Reader, I have never been a particularly trendy human being. I have an hourglass figure which mean most fashionable clothes look positively ghastly (in other news, how brilliant is THAT phrase?!) on me, I don't like the taste of beer and I was only 'in the know' about music for about 5 minutes when I was 17. Most awkwardly of all, I actually get on with my parents. I even like spending time of them. Reader, I enjoy introducing them to my friends. I know, cast me out, send me to the uncool corner with the granny pants and B*witched.
But it's true! I tried to do a bit of Kevin-The-Teenager style whinging when I was 15 but to be honest it was usually followed by us all slumping down to watch Sex and The City together and throwing bits of dinner at each other. We regularly go out for dinner together and have a brilliant time laughing till we cry. We're about to go on holiday together to Italy. I was actually delighted when a photoshoot got cancelled this morning because it meant I could go for coffee with my mum. Me and my dad went and had a lovely picnic and open air theatre evening last week.
When my younger friends talk about how they don't get on with their parents, I often sagely say how time makes you realise how precious they are, but in all honestly, my parents have always also been two of my closest friends.
Ok, so maybe it's because they're a bit younger than most parents I know-or at least look younger. They used to be punks (which all my mates thought to be the coolest thing ever), my dad has tattoos and when I got various parts of my body pierced or tattooed, they'd be the first to want to see and be impressed by them. When I smoked my first spliff aged 18 I phoned them up and my Dad wound me up on purpose because he thought it was funny (I didn't actually do many drugs after that even though they were readily available-my parents had told me young about what you experience when you take them, so there was no mystery or thrill. I am still somewhat bored by drug culture). My mum has better knowledge of music than me (she regularly rolls her eyes in the car when I don't recognise the latest Rhianna or Katy Perry song) and my Dad has been clubbing more times than me this year.

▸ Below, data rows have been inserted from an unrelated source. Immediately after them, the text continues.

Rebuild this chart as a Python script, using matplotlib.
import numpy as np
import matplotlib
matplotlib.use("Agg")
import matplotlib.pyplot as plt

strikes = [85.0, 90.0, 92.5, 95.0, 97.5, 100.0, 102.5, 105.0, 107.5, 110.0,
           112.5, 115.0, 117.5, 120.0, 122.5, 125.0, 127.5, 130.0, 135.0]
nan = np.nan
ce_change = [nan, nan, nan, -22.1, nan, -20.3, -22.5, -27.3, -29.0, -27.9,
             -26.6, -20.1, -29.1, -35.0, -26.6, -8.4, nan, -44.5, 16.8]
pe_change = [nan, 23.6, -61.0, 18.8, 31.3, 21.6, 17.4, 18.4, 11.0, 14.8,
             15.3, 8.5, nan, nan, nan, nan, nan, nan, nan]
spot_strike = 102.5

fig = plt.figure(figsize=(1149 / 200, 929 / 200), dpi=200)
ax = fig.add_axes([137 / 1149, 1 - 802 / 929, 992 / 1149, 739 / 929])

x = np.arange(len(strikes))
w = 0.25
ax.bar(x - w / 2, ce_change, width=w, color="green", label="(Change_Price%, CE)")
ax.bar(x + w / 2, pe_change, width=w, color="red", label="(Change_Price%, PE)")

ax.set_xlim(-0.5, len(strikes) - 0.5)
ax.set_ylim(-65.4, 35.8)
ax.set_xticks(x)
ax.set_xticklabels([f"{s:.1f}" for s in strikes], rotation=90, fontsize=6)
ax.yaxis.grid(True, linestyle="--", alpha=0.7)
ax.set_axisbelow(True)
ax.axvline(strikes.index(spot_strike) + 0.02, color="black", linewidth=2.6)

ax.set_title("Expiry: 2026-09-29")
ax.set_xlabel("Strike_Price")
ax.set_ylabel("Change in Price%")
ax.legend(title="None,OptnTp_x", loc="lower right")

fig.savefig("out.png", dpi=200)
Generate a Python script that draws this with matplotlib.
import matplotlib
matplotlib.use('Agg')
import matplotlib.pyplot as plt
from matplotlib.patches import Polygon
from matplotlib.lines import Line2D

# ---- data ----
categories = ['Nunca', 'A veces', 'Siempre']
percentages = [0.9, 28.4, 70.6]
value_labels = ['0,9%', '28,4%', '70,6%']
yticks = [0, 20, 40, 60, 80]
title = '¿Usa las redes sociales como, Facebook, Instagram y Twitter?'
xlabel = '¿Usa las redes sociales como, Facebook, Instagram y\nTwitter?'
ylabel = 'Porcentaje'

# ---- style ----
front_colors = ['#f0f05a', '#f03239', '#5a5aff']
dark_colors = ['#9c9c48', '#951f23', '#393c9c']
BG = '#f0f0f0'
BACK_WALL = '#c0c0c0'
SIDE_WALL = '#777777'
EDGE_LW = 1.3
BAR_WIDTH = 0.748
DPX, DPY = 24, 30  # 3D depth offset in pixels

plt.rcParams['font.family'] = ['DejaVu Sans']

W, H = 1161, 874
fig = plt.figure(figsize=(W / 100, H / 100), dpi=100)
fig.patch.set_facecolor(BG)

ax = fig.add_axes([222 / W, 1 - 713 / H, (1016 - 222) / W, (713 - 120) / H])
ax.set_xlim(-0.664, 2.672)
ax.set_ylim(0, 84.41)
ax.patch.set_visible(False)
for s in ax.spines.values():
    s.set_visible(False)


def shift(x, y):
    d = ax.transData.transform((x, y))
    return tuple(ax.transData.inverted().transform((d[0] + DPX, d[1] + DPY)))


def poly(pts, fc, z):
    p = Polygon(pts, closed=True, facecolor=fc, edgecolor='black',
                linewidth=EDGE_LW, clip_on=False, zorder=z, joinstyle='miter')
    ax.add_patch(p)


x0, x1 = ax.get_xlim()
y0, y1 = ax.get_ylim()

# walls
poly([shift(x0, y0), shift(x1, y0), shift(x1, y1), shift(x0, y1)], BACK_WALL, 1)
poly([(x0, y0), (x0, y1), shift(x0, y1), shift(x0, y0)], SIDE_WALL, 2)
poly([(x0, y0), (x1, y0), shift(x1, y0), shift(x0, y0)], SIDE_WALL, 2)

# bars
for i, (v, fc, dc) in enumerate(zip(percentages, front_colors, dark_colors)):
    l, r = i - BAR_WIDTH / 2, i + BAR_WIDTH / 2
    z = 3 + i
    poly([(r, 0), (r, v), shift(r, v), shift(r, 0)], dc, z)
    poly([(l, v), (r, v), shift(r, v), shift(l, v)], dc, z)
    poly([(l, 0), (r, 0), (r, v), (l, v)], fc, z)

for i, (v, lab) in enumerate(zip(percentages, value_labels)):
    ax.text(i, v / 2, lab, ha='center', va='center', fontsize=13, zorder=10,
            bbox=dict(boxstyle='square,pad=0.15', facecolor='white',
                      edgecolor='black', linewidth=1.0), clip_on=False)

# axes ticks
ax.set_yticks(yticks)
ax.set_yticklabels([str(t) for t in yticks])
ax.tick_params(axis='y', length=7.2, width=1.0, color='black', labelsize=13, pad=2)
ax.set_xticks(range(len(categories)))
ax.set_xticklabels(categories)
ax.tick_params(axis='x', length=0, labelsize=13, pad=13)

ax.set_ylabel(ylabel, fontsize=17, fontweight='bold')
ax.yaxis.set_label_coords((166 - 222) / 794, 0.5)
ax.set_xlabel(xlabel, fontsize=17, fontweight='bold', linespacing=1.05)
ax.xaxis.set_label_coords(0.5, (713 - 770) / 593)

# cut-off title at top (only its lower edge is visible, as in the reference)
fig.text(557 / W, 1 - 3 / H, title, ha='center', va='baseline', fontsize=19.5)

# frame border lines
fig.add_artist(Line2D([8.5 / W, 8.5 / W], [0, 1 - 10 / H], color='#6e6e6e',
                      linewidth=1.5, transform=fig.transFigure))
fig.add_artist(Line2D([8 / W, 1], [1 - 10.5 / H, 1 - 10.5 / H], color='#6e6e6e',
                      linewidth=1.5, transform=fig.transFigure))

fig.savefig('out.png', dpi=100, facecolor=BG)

Now, don't get me wrong, my parents have never spoiled me (which, in my opinion is one of the reasons we get on so well). They didn't see the point in kids having designer labels (now I'm an adult, neither do I) and my school bags were normally the free laptop bags dad would get from work events with a housing association name printed across the side. We always ate what they ate (which resulted in some strange food quirks-from a young age I was obsessed with olives and pistachio nuts and my brother was a red meat addict at age 4) with no room for compromise and they were strict about homework. Junk food was only allowed on special occasions and I didn't have my first Burger King till age 8. Rudeness was not tolerated, and we were taught from a young age to care about social injustice (which led to both my younger brother and I occasionally putting ourselves in the way of danger to protect others). When I wanted a pet, they made me do an in depth project on the species that involved phoning up local vets, RSPCA shelters and going to the library for weeks on end before they would consider it.

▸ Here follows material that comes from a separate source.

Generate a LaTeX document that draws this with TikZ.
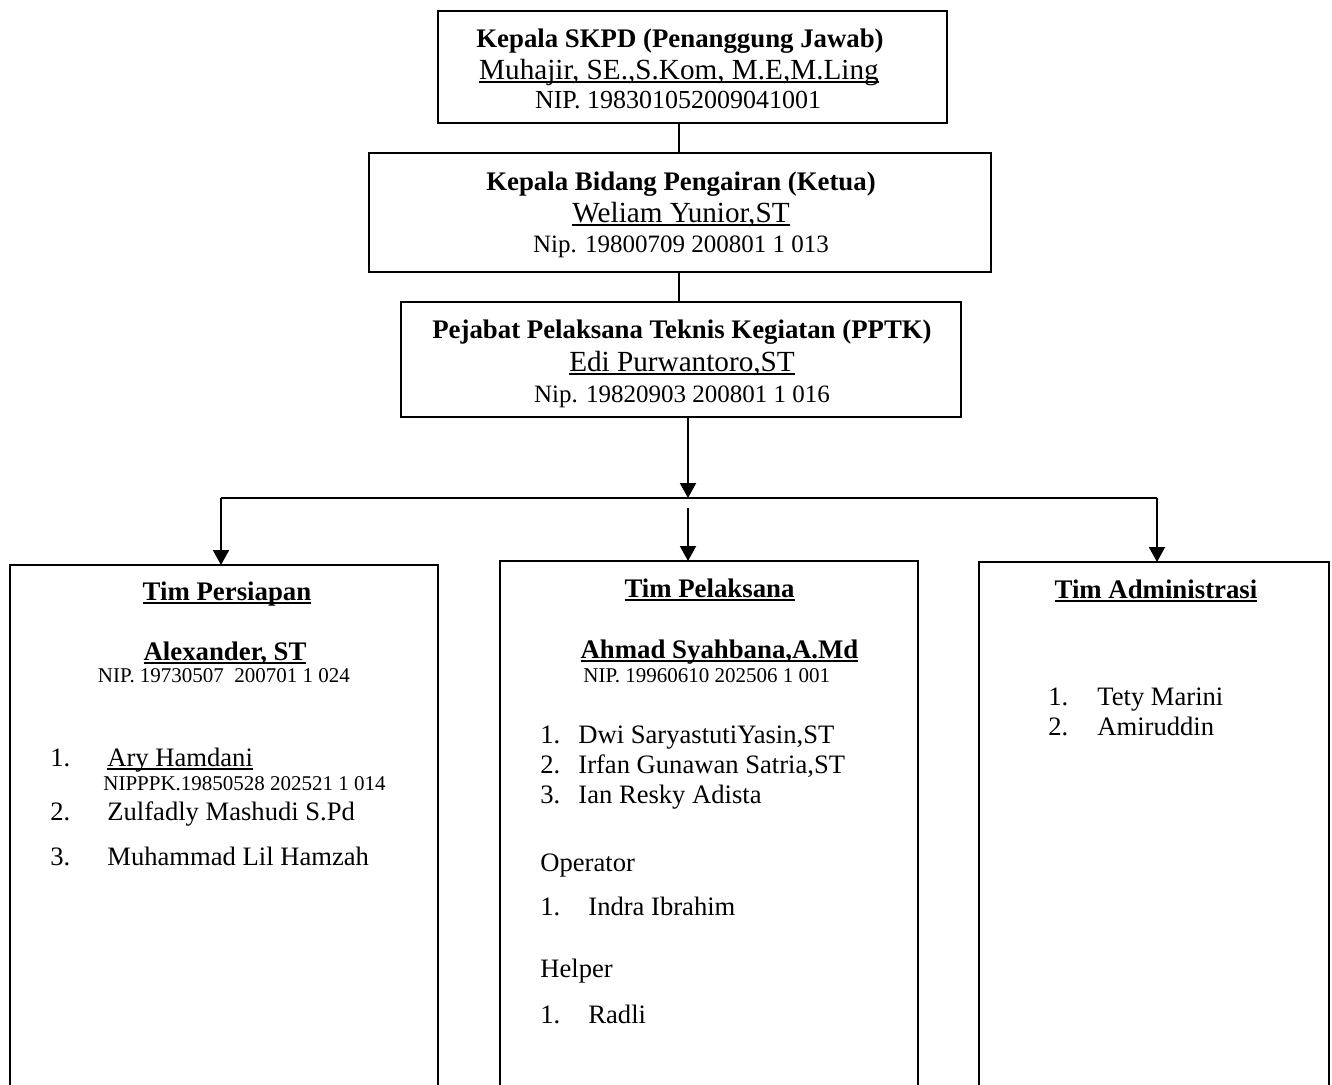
\documentclass[tikz,border=0pt]{standalone}
\usepackage{fontspec}
\setmainfont{Liberation Serif}
\usetikzlibrary{arrows.meta}
\newsavebox\ulbox
\newcommand\myul[1]{\sbox\ulbox{#1}\rlap{\rule[-2pt]{\wd\ulbox}{0.8pt}}\usebox\ulbox}
\begin{document}
\begin{tikzpicture}[x=0.5pt,y=-0.5pt,
  box/.style={draw, line width=1.3pt, inner sep=0pt, outer sep=0pt, anchor=north west},
  conn/.style={line width=1pt},
  arr/.style={conn, -{Triangle[width=8pt,length=7.5pt]}},
  ttl/.style={anchor=base, inner sep=0pt, font=\bfseries\fontsize{13.4}{16}\selectfont},
  nm/.style={anchor=base, inner sep=0pt, font=\fontsize{14.6}{17}\selectfont},
  nip/.style={anchor=base, inner sep=0pt, font=\fontsize{12.5}{15}\selectfont},
  itm/.style={anchor=base west, inner sep=0pt, font=\fontsize{13.3}{16}\selectfont},
  sm/.style={anchor=base, inner sep=0pt, font=\fontsize{10.5}{12}\selectfont},
  smw/.style={anchor=base west, inner sep=0pt, font=\fontsize{10.5}{12}\selectfont}]
\useasboundingbox (0,0) rectangle (1332,1084);
\clip (0,0) rectangle (1332,1084);

% top boxes
\node[box, minimum width=254.5pt, minimum height=56pt] (b1) at (438,11) {};
\node[box, minimum width=311pt, minimum height=59.5pt] (b2) at (369,153) {};
\node[box, minimum width=280pt, minimum height=57.5pt] (b3) at (401,302) {};

\node[ttl] (b1t) at (680,47) {Kepala SKPD (Penanggung Jawab)};
\node[nm] (b1n) at (679,79) {\myul{Muhajir, SE.,S.Kom, M.E,M.Ling}};
\node[nip, font=\fontsize{13}{15}\selectfont] (b1p) at (678,108) {NIP. 198301052009041001};

\node[ttl] (b2t) at (681,190) {Kepala Bidang Pengairan (Ketua)};
\node[nm] (b2n) at (681,222) {\myul{Weliam Yunior,ST}};
\node[nip] (b2p) at (681,252) {Nip. 19800709 200801 1 013};

\node[ttl] (b3t) at (682,338) {Pejabat Pelaksana Teknis Kegiatan (PPTK)};
\node[nm] (b3n) at (682,371) {\myul{Edi Purwantoro,ST}};
\node[nip] (b3p) at (682,402) {Nip. 19820903 200801 1 016};

% bottom boxes
\node[box, minimum width=214pt, minimum height=270pt] (lb) at (10,565) {};
\node[box, minimum width=209pt, minimum height=272pt] (mb) at (500,561) {};
\node[box, minimum width=175pt, minimum height=272pt] (rb) at (979,562) {};

% connectors
\coordinate (c12) at (679,0);
\coordinate (j) at (688,498);
\coordinate (lj) at (221,498);
\coordinate (rj) at (1157,498);
\coordinate (m0) at (688,508);
\draw[conn] (b1.south -| c12) -- (b2.north -| c12);
\draw[conn] (b2.south -| c12) -- (b3.north -| c12);
\draw[arr] (b3.south -| j) -- (j);
\draw[conn] (lj) -- (rj);
\draw[arr] (lj) -- (lb.north -| lj);
\draw[arr] (rj) -- (rb.north -| rj);
\draw[arr] (m0) -- (mb.north -| m0);

% left box text
\node[ttl] (lt) at (227,600) {\myul{Tim Persiapan}};
\node[ttl] (ln) at (225,660) {\myul{Alexander, ST}};
\node[sm] (lp) at (224,682) {NIP. 19730507\ \ 200701 1 024};
\node[itm] (l1) at (50,766) {1.};
\node[itm] (l1n) at (107,766) {\myul{Ary Hamdani}};
\node[smw] (l1p) at (103,790) {NIPPPK.19850528 202521 1 014};
\node[itm] (l2) at (50,820) {2.};
\node[itm] (l2n) at (107,820) {Zulfadly Mashudi S.Pd};
\node[itm] (l3) at (50,865) {3.};
\node[itm] (l3n) at (107,865) {Muhammad Lil Hamzah};

% middle box text
\node[ttl] (mt) at (709.5,597) {\myul{Tim Pelaksana}};
\node[ttl] (mn) at (719.5,658) {\myul{Ahmad Syahbana,A.Md}};
\node[smw] (mp) at (583,682) {NIP. 19960610 202506 1 001};
\node[itm] (m1) at (540,743) {1.};
\node[itm] (m1n) at (578,743) {Dwi SaryastutiYasin,ST};
\node[itm] (m2) at (540,773) {2.};
\node[itm] (m2n) at (578,773) {Irfan Gunawan Satria,ST};
\node[itm] (m3) at (540,803) {3.};
\node[itm] (m3n) at (578,803) {Ian Resky Adista};
\node[itm] (mo) at (540,871) {Operator};
\node[itm] (mo1) at (540,915) {1.};
\node[itm] (mo1n) at (588,915) {Indra Ibrahim};
\node[itm] (mh) at (540,977) {Helper};
\node[itm] (mh1) at (540,1023) {1.};
\node[itm] (mh1n) at (588,1023) {Radli};

% right box text
\node[ttl] (rt) at (1156,598) {\myul{Tim Administrasi}};
\node[itm] (r1) at (1048,705) {1.};
\node[itm] (r1n) at (1097,705) {Tety Marini};
\node[itm] (r2) at (1048,735) {2.};
\node[itm] (r2n) at (1097,735) {Amiruddin};
\end{tikzpicture}
\end{document}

One of the most fantastic things my parents did was take me and my younger sibling travelling. Between the two of us, we've been to some incredible places, had some truly bizarre experiences and tried some seriously dodgy meals, and I think it's been an amazing learning experience. I spent most of from when I was 3-4 sleeping in caravans, on floor-beds in Asia and on planes, trains and buses (which now means that I fall asleep in nearly every moving vehicle I travel in). My playmates ranged from local kids in Fiji who didn't speak a word of English but showed me how to ride a waterfall like a water slide, to a variety of weird and wonderful animals (I became BFFs with a Cane Toad and then got very upset when none of the people in the restaurant wanted to stroke it). A couple of years ago we spent a month travelling across Vietnam, which was a wonderful experience-particularly for my younger brother, who had never seen Asia. Thanks to my brilliant parents, I have a huge volume of memories in my head that I know I'll be able to tell my kids like Roald Dahl tales as they drift off to sleep.
So yeah. I'm really glad that I'm uncool enough to love hanging out with my parents. Even if that does make me an epic geek.